Footprints in The Snow and Sand
About The Author
Danuta Gray was born in Poland but brought up and educated in Britain. She has had several short stories published in Brummies All Write, produced by The Birmingham Museum and Art Gallery and several in Salvo magazine, numbers 5,6, and 7. She is also the author of two other books published by Arena Books, viz., The Land of Greenstone Water, and The Chill from Siberia, to which Footprints in the Snow and Sand forms a sequel. This is a story that has been implanted in her mind since the age of 11 when she personally experienced the episodes described in this book. Having heard so much about these events, she had always intended to write about them.
About The Book
This is the personal story of the author’s early childhood and that of her family leading up to and following the Soviet invasion of Eastern Poland in September 1939, a political move made in conjunction with the simultaneous Nazi invasion of the country from the West.
Eastern Poland (as the boundaries then existed) had a high proportion of Ukrainians and there had long been tension between the two races. After the Soviet occupation discriminatory laws were passed against the Poles that even made it permissible for their murder, to torch their houses, and destroy their businesses. Polish children were excluded from schools and it became a frightening place in which to live, and Frank and Helen (the author’s parents) and their two children were again forced to live with the in-laws.

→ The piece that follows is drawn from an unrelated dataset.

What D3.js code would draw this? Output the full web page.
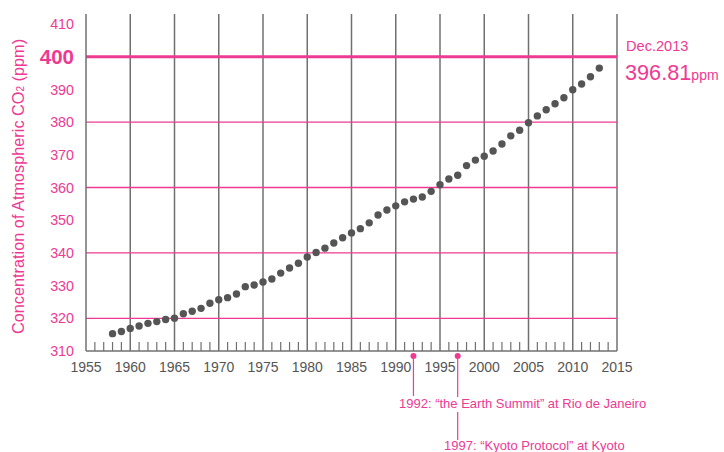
<!DOCTYPE html>
<html><head><meta charset="utf-8">
<script src="https://cdn.jsdelivr.net/npm/d3@7"></script>
<style>body{margin:0;background:#fff}svg{display:block;font-family:"Liberation Sans",Arial,Helvetica,sans-serif}</style>
</head><body><svg id="c" width="724" height="452"></svg>
<script>
const years = d3.range(1958, 2014);
const co2 = [315.3,315.97,316.91,317.64,318.45,318.99,319.62,320.04,321.38,322.16,323.04,324.62,325.68,326.32,327.45,329.68,330.18,331.11,332.04,333.83,335.40,336.84,338.75,340.11,341.45,343.05,344.65,346.12,347.42,349.19,351.57,353.12,354.39,355.61,356.45,357.10,358.83,360.82,362.61,363.73,366.70,368.38,369.55,371.14,373.28,375.80,377.52,379.80,381.90,383.79,385.60,387.43,389.90,391.65,393.85,396.52];
const xTicks = [1955,1960,1965,1970,1975,1980,1985,1990,1995,2000,2005,2010,2015];
const yTicks = [310,320,330,340,350,360,370,380,390,400,410];
const pinkGrid = [320,340,360,380];
const events = [{year:1992,label:"1992: \u201cthe Earth Summit\u201d at Rio de Janeiro"},{year:1997,label:"1997: \u201cKyoto Protocol\u201d at Kyoto"}];

(function(){
const pink = "#ee3a92";
const svg = d3.select("#c");
const x = d3.scaleLinear().domain([1955,2015]).range([86,617]);
const y = d3.scaleLinear().domain([310,410]).range([351,24]);
const yTop = 14, yBot = 351;

svg.append("g").selectAll("line").data(xTicks.slice(1)).join("line")
  .attr("x1",d=>x(d)).attr("x2",d=>x(d)).attr("y1",yTop).attr("y2",yBot)
  .attr("stroke","#707070").attr("stroke-width",1.5);
svg.append("g").selectAll("line").data(d3.range(1956,2015).filter(d=>d%5)).join("line")
  .attr("x1",d=>x(d)).attr("x2",d=>x(d)).attr("y1",yBot-9).attr("y2",yBot)
  .attr("stroke","#707070").attr("stroke-width",1.2);
svg.append("g").selectAll("line").data(pinkGrid).join("line")
  .attr("x1",x(1955)).attr("x2",x(2015)).attr("y1",d=>y(d)).attr("y2",d=>y(d))
  .attr("stroke",pink).attr("stroke-width",1.3);
svg.append("line").attr("x1",x(1955)).attr("x2",x(2015)).attr("y1",y(400)).attr("y2",y(400))
  .attr("stroke",pink).attr("stroke-width",3);
svg.append("line").attr("x1",x(1955)).attr("x2",x(1955)).attr("y1",yTop).attr("y2",yBot).attr("stroke","#707070").attr("stroke-width",1.5);
svg.append("line").attr("x1",x(1955)).attr("x2",x(2015)).attr("y1",yBot).attr("y2",yBot).attr("stroke","#707070").attr("stroke-width",1.5);

svg.append("g").selectAll("text").data(yTicks).join("text")
  .attr("x",74).attr("y",d=>y(d)).attr("dy","0.36em").attr("text-anchor","end")
  .attr("fill",pink)
  .attr("font-size",d=>d===400?20.5:14.3).attr("font-weight",d=>d===400?"bold":"normal")
  .text(d=>d);
svg.append("g").selectAll("text").data(xTicks).join("text")
  .attr("x",d=>x(d)).attr("y",372).attr("text-anchor","middle")
  .attr("fill","#555").attr("font-size",14).text(d=>d);

const yt = svg.append("text").attr("transform","translate(23.5,186.5) rotate(-90)")
  .attr("text-anchor","middle").attr("fill",pink).attr("font-size",16.3);
yt.append("tspan").text("Concentration of Atmospheric CO");
yt.append("tspan").attr("font-size",10).text("2");
yt.append("tspan").text(" (ppm)");

svg.append("g").selectAll("circle").data(years).join("circle")
  .attr("cx",d=>x(d)).attr("cy",(d,i)=>y(co2[i])).attr("r",3.7).attr("fill","#555");

svg.append("text").attr("x",626).attr("y",51).attr("fill",pink).attr("font-size",14.6).text("Dec.2013");
const rl = svg.append("text").attr("x",625).attr("y",80).attr("fill",pink);
rl.append("tspan").attr("font-size",21.7).text("396.81");
rl.append("tspan").attr("font-size",14).text("ppm");

const e0 = events[0], e1 = events[1];
svg.append("line").attr("x1",x(e0.year)).attr("x2",x(e0.year)).attr("y1",356).attr("y2",396).attr("stroke",pink).attr("stroke-width",1.2);
svg.append("circle").attr("cx",x(e0.year)).attr("cy",356).attr("r",3).attr("fill",pink);
svg.append("text").attr("x",399).attr("y",408).attr("fill",pink).attr("font-size",13).text(e0.label);
svg.append("line").attr("x1",x(e1.year)).attr("x2",x(e1.year)).attr("y1",356).attr("y2",397).attr("stroke",pink).attr("stroke-width",1.2);
svg.append("line").attr("x1",x(e1.year)).attr("x2",x(e1.year)).attr("y1",412).attr("y2",440).attr("stroke",pink).attr("stroke-width",1.2);
svg.append("circle").attr("cx",x(e1.year)).attr("cy",356).attr("r",3).attr("fill",pink);
svg.append("text").attr("x",444).attr("y",450).attr("fill",pink).attr("font-size",13).text(e1.label);
})();
</script></body></html>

Several days later Russian soldiers arrived and arrested the entire family as “enemies of the Soviet Union,” and together with others, they were packed into cattle wagons and taken on a harrowing six-week journey to a Siberian gulag. There they were fed black bread and boiling water once a day. For two weeks Helen concealed the fact that her son had died on the journey because dead bodies were thrown out to the wolves. In the camp they were maltreated and forced into heavy labour.

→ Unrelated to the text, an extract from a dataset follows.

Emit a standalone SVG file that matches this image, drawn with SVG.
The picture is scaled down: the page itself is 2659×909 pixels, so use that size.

In July 1941 Hitler invaded Russia and Stalin declared an amnesty for the Poles and they were released in December but without the support of food or transport. They walked for six months throughout a harsh winter, and were reduced to eating their leather belts and the bark of trees. Many were then conscripted in the struggle against Hitler, and of the 1.7 million people arrested in Eastern Poland in 1939, only half of them had survived by the time they reached Krasnovodsk in 1942. From there they were taken to Pahlevi in Teheran, and finally to Karachi in India.